¿Por qué –preguntan algunos amigos historiadores de la Universidad del País Vasco– se fija, en el proyecto de Ley de la Memoria Democrática, el límite de vigencia para la investigación y punibilidad de crímenes franquistas y la aplicación de resarcimientos a las víctimas en diciembre de 1983? Mis amigos no niegan que algún límite había que poner. Algunos de ellos son favorables a la ley, e incluso piensan que ésta va dar un protagonismo en la investigación de los crímenes franquistas a su gremio (lo que no acierto a ver que eso suponga una garantía incuestionable de rigor y credibilidad). Pero, aún suponiendo que así fuera, no entiendo su perplejidad ante el establecimiento de diciembre de 1983 como límite de la aplicabilidad de las investigaciones y depuración de responsabilidades de ellas derivada.
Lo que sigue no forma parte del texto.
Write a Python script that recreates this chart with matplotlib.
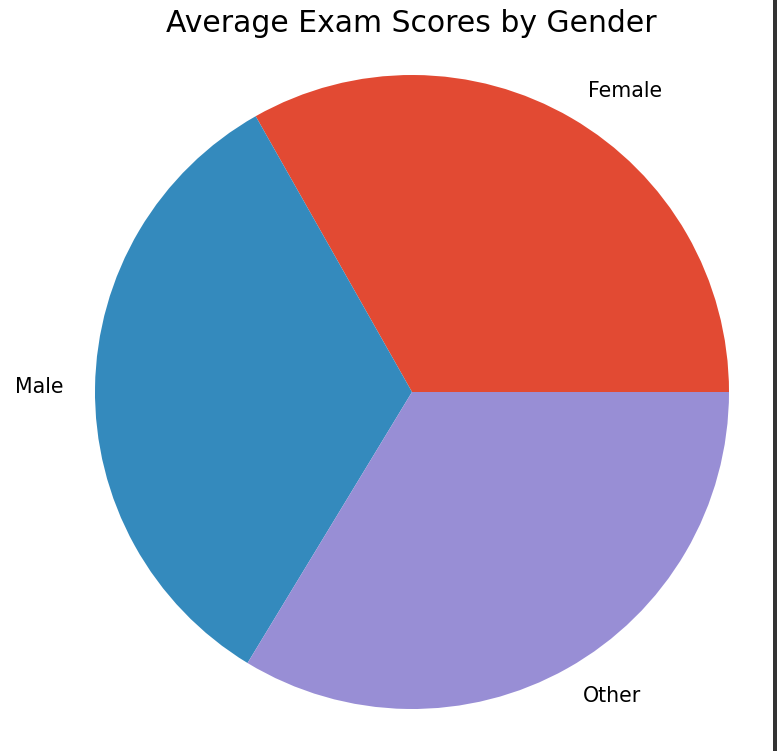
"""Average exam scores by gender - pie chart"""

import matplotlib
matplotlib.use('Agg')
import matplotlib.pyplot as plt
from matplotlib.patches import Rectangle

plt.style.use('ggplot')

genders = ['Female', 'Male', 'Other']
avg_scores = [70.2, 70.0, 71.2]
colors = ['#E24A33', '#348ABD', '#988ED5']

W, H = 777, 751
cx, cy, r = 412, 392, 317

fig = plt.figure(figsize=(W / 100, H / 100), dpi=100)
fig.patch.set_facecolor('white')
ax = fig.add_axes([0, 0, 1, 1])

ax.pie(avg_scores, labels=genders, colors=colors,
       textprops={'fontsize': 14.8, 'color': 'black'})
ax.set_aspect('auto')
ax.set_xlim(-cx / r, (W - cx) / r)
ax.set_ylim(-(H - cy) / r, cy / r)

fig.text(411.5 / W, 1 - 24 / H, 'Average Exam Scores by Gender',
         ha='center', va='center', fontsize=21.5, color='black')

# frame edge on the right side of the screenshot
fig.patches.append(Rectangle((773 / W, 0), 4 / W, 1, transform=fig.transFigure,
                             facecolor='#333333', edgecolor='none'))

plt.savefig('out.png', dpi=100)
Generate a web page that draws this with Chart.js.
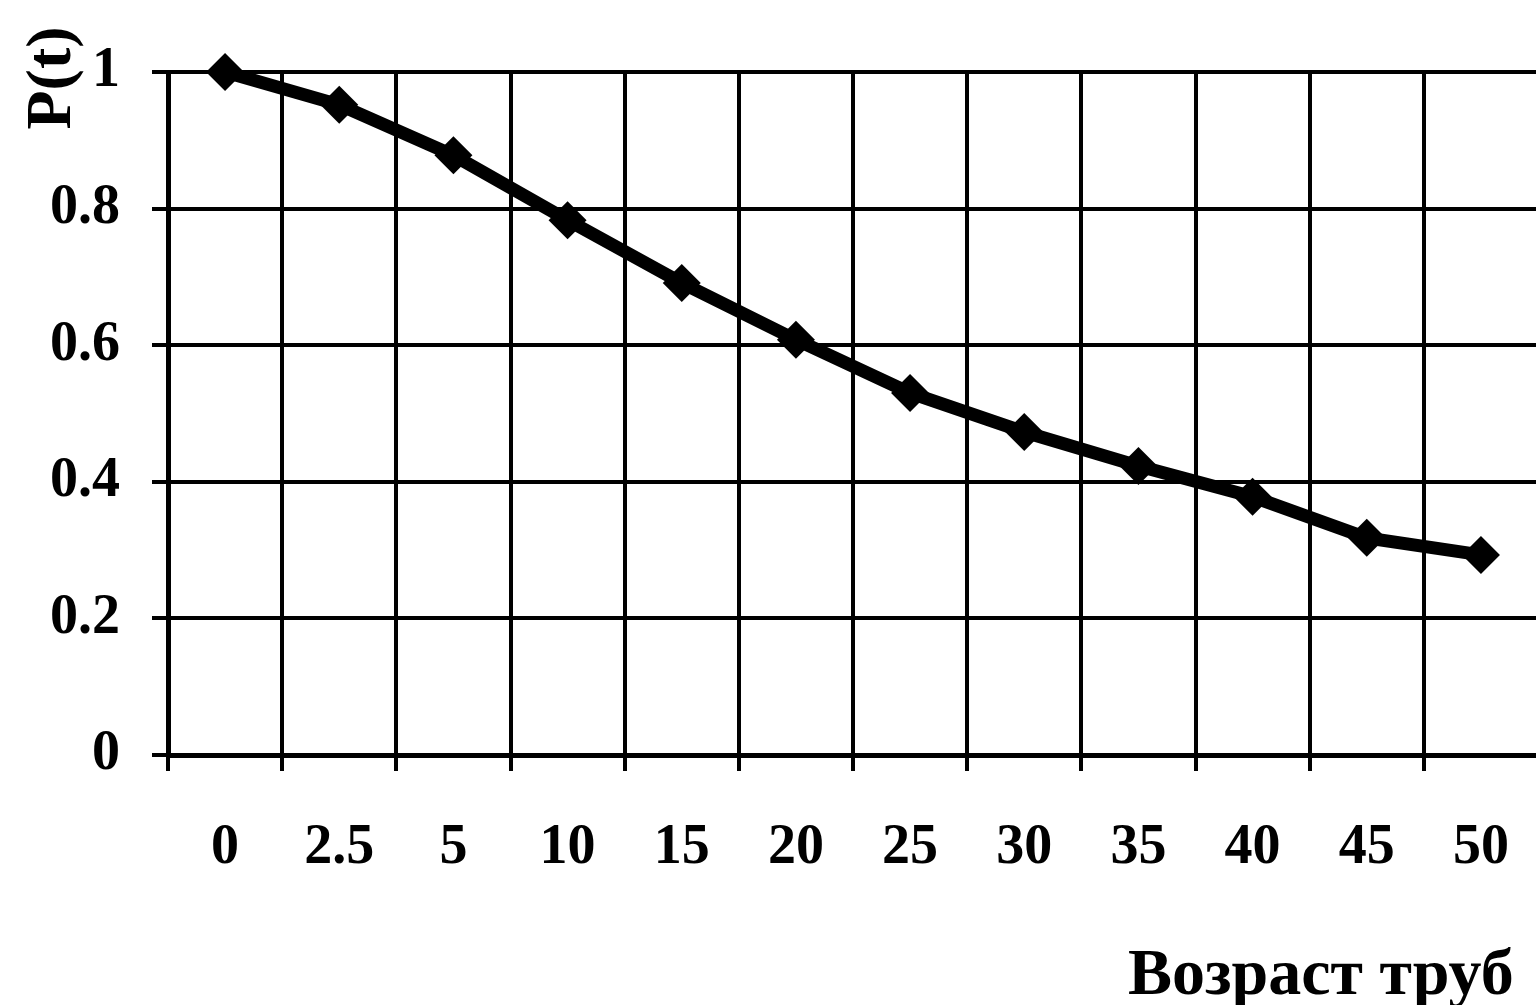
<!DOCTYPE html>
<html>
<head>
<meta charset="utf-8">
<script src="https://cdn.jsdelivr.net/npm/chart.js@4/dist/chart.umd.min.js"></script>
<style>
  html, body { margin: 0; padding: 0; background: #fff; overflow: hidden; }
  #wrap { width: 1560px; height: 1005px; }
</style>
</head>
<body>
<div id="wrap"><canvas id="relChart" width="1560" height="1005"></canvas></div>
<script>
// возраст труб, лет
var ages = ['0', '2.5', '5', '10', '15', '20', '25', '30', '35', '40', '45', '50'];
// вероятность безотказной работы P(t)
var reliability = [1.0, 0.952, 0.878, 0.783, 0.691, 0.608, 0.530, 0.473, 0.423, 0.378, 0.318, 0.293];
var yTicks = [0, 0.2, 0.4, 0.6, 0.8, 1];

var serif = '"Liberation Serif", "Times New Roman", serif';

// подписи осей рисуем сами, чтобы поставить их куда нужно
var axisTitles = {
    id: 'axisTitles',
    afterDraw: function (chart) {
        var ctx = chart.ctx;
        ctx.save();
        ctx.fillStyle = '#000';
        ctx.font = 'bold 64px ' + serif;
        ctx.translate(53, 78);
        ctx.rotate(-Math.PI / 2);
        ctx.textAlign = 'center';
        ctx.textBaseline = 'middle';
        ctx.fillText('P(t)', 0, 0);
        ctx.restore();

        ctx.save();
        ctx.fillStyle = '#000';
        ctx.font = 'bold 66px ' + serif;
        ctx.textAlign = 'left';
        ctx.textBaseline = 'alphabetic';
        ctx.fillText('Возраст труб', 1128, 994);
        ctx.restore();
    }
};

var ctx = document.getElementById('relChart');
new Chart(ctx, {
    type: 'line',
    data: {
        labels: ages,
        datasets: [{
            data: reliability,
            borderColor: '#000',
            backgroundColor: '#000',
            borderWidth: 13,
            pointStyle: 'rectRot',
            pointRadius: 19,
            pointBorderWidth: 0,
            pointBackgroundColor: '#000',
            tension: 0,
            clip: false
        }]
    },
    options: {
        responsive: false,
        animation: false,
        events: [],
        layout: { padding: { top: 72, right: 22, left: 0, bottom: 0 } },
        plugins: {
            legend: { display: false },
            tooltip: { enabled: false }
        },
        scales: {
            x: {
                offset: true,
                grid: {
                    offset: true,
                    color: '#000',
                    lineWidth: 4,
                    tickLength: 16,
                    tickWidth: 4
                },
                border: { color: '#000', width: 5 },
                ticks: {
                    color: '#000',
                    font: { family: serif, size: 56, weight: 'bold' },
                    padding: 44,
                    maxRotation: 0,
                    autoSkip: false
                },
                afterFit: function (scale) { scale.height = 250; }
            },
            y: {
                min: 0,
                max: 1,
                afterBuildTicks: function (scale) {
                    scale.ticks = yTicks.map(function (v) { return { value: v }; });
                },
                grid: {
                    color: '#000',
                    lineWidth: 4,
                    tickLength: 16,
                    tickWidth: 4
                },
                border: { color: '#000', width: 5 },
                ticks: {
                    color: '#000',
                    font: { family: serif, size: 56, weight: 'bold' },
                    padding: 32,
                    callback: function (v) { return String(v); }
                },
                afterFit: function (scale) { scale.width = 168; }
            }
        }
    },
    plugins: [axisTitles]
});
</script>
</body>
</html>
Y no me explico la perplejidad de mis amigos historiadores, porque el 23 de febrero de 1984, los Comandos Autónomos Anticapitalistas asesinaron en San Sebastián al senador socialista Enrique Casas, desatando así la guerra privada de cuadros policiales y de cargos socialistas contra ETA, que se cobraría bastantes víctimas mortales –en atentados firmados por los GAL– durante los años siguientes. Es lógico que el PSOE haya intentado asegurar la impunidad de aquellos de los suyos que participaron en la guerra sucia, y que Bildu haya pasado por el aro. Ya habrá tiempo en un futuro más o menos cercano para que la izquierda abertzale monte el pollo.
Personalmente, me disgustan estas guerritas culturales sobre los relatos y su necesidad de traducirlos en normas de obligado cumplimiento, porque no creo que construyan acuerdos duraderos entre adversarios políticos, y menos cuando hay por medio una espantosa guerra civil. Hago mía, en tal sentido, una reciente reflexión de Leon Wieselter: «Cierta versión de la democracia se construyó para la confrontación, para el conflicto. No ocurre con todas las versiones. La idea francesa, la versión de Rousseau, contiene una fantasía de la voluntad general, la confianza en que algún día todos estaremos de acuerdo. Como judío que heredó el Talmud, como estadounidense que heredó los ‘Federalists Papers’, sé que eso nunca ocurrirá». No hace falta ser judío ni estadounidense. El filósofo católico alemán Robert Spaeman (1922-2018), uno de los padres de la Unión Europea, sostuvo exactamente lo mismo de la voluntad general y de la imposibilidad del consenso (que ha sido también, mira tú por donde, la posición inmutable de Chantal Mouffe, la ideóloga del ‘populismo de izquierda’).